Exclude the pictures and return every line exactly as written.
____ SUPPLIED INFORMATION
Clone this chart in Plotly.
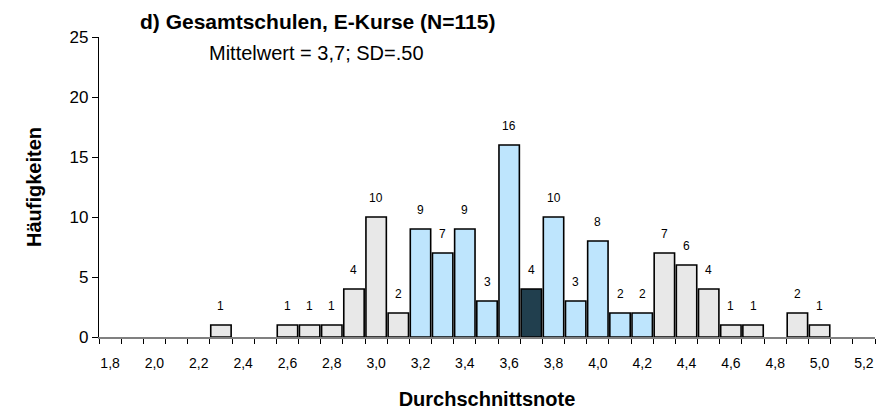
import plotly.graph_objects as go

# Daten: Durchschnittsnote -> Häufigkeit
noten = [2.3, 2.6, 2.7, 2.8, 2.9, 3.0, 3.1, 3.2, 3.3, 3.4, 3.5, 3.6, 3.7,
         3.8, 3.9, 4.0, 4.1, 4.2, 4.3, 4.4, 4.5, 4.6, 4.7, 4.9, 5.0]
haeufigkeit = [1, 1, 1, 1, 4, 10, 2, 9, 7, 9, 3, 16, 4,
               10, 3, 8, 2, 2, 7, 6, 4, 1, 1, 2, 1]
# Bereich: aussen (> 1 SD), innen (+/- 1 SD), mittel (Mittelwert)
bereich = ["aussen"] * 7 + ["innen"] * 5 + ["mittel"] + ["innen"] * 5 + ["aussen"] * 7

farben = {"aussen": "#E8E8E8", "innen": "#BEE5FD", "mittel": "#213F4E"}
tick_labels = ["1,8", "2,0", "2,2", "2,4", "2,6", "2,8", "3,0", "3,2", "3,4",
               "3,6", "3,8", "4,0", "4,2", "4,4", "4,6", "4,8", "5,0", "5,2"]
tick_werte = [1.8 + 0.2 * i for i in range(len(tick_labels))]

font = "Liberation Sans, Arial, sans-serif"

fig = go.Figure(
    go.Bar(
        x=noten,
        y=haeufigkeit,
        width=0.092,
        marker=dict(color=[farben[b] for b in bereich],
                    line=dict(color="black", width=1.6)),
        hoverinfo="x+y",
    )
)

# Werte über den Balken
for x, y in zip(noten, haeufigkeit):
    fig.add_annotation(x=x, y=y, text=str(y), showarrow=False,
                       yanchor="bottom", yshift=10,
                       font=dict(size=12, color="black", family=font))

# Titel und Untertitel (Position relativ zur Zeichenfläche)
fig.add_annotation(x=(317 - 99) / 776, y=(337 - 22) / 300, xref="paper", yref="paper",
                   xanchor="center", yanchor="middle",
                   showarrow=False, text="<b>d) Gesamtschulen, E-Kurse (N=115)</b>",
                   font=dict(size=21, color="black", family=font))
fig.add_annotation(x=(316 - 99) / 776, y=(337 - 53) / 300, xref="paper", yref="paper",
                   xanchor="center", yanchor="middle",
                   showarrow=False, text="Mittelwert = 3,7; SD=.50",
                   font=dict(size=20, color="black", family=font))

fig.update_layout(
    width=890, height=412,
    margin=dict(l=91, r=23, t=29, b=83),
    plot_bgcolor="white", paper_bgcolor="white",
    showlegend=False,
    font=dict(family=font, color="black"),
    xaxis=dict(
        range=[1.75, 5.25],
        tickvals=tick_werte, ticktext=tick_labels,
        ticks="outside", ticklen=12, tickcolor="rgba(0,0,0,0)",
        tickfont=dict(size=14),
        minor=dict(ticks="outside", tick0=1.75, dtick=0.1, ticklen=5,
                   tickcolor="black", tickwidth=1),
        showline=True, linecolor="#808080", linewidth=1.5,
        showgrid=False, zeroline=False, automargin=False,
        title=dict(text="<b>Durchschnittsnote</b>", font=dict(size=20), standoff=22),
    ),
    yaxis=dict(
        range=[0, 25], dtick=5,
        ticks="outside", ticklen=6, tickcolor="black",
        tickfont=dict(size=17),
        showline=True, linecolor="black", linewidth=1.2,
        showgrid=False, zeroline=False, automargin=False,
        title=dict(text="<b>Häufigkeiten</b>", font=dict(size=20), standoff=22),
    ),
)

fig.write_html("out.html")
________
» **FULL RESPONSE**
Clone this chart in Plotly.
import plotly.graph_objects as go

# Daten: Durchschnittsnote -> Häufigkeit
noten = [2.3, 2.6, 2.7, 2.8, 2.9, 3.0, 3.1, 3.2, 3.3, 3.4, 3.5, 3.6, 3.7,
         3.8, 3.9, 4.0, 4.1, 4.2, 4.3, 4.4, 4.5, 4.6, 4.7, 4.9, 5.0]
haeufigkeit = [1, 1, 1, 1, 4, 10, 2, 9, 7, 9, 3, 16, 4,
               10, 3, 8, 2, 2, 7, 6, 4, 1, 1, 2, 1]
# Bereich: aussen (> 1 SD), innen (+/- 1 SD), mittel (Mittelwert)
bereich = ["aussen"] * 7 + ["innen"] * 5 + ["mittel"] + ["innen"] * 5 + ["aussen"] * 7

farben = {"aussen": "#E8E8E8", "innen": "#BEE5FD", "mittel": "#213F4E"}
tick_labels = ["1,8", "2,0", "2,2", "2,4", "2,6", "2,8", "3,0", "3,2", "3,4",
               "3,6", "3,8", "4,0", "4,2", "4,4", "4,6", "4,8", "5,0", "5,2"]
tick_werte = [1.8 + 0.2 * i for i in range(len(tick_labels))]

font = "Liberation Sans, Arial, sans-serif"

fig = go.Figure(
    go.Bar(
        x=noten,
        y=haeufigkeit,
        width=0.092,
        marker=dict(color=[farben[b] for b in bereich],
                    line=dict(color="black", width=1.6)),
        hoverinfo="x+y",
    )
)

# Werte über den Balken
for x, y in zip(noten, haeufigkeit):
    fig.add_annotation(x=x, y=y, text=str(y), showarrow=False,
                       yanchor="bottom", yshift=10,
                       font=dict(size=12, color="black", family=font))

# Titel und Untertitel (Position relativ zur Zeichenfläche)
fig.add_annotation(x=(317 - 99) / 776, y=(337 - 22) / 300, xref="paper", yref="paper",
                   xanchor="center", yanchor="middle",
                   showarrow=False, text="<b>d) Gesamtschulen, E-Kurse (N=115)</b>",
                   font=dict(size=21, color="black", family=font))
fig.add_annotation(x=(316 - 99) / 776, y=(337 - 53) / 300, xref="paper", yref="paper",
                   xanchor="center", yanchor="middle",
                   showarrow=False, text="Mittelwert = 3,7; SD=.50",
                   font=dict(size=20, color="black", family=font))

fig.update_layout(
    width=890, height=412,
    margin=dict(l=91, r=23, t=29, b=83),
    plot_bgcolor="white", paper_bgcolor="white",
    showlegend=False,
    font=dict(family=font, color="black"),
    xaxis=dict(
        range=[1.75, 5.25],
        tickvals=tick_werte, ticktext=tick_labels,
        ticks="outside", ticklen=12, tickcolor="rgba(0,0,0,0)",
        tickfont=dict(size=14),
        minor=dict(ticks="outside", tick0=1.75, dtick=0.1, ticklen=5,
                   tickcolor="black", tickwidth=1),
        showline=True, linecolor="#808080", linewidth=1.5,
        showgrid=False, zeroline=False, automargin=False,
        title=dict(text="<b>Durchschnittsnote</b>", font=dict(size=20), standoff=22),
    ),
    yaxis=dict(
        range=[0, 25], dtick=5,
        ticks="outside", ticklen=6, tickcolor="black",
        tickfont=dict(size=17),
        showline=True, linecolor="black", linewidth=1.2,
        showgrid=False, zeroline=False, automargin=False,
        title=dict(text="<b>Häufigkeiten</b>", font=dict(size=20), standoff=22),
    ),
)

fig.write_html("out.html")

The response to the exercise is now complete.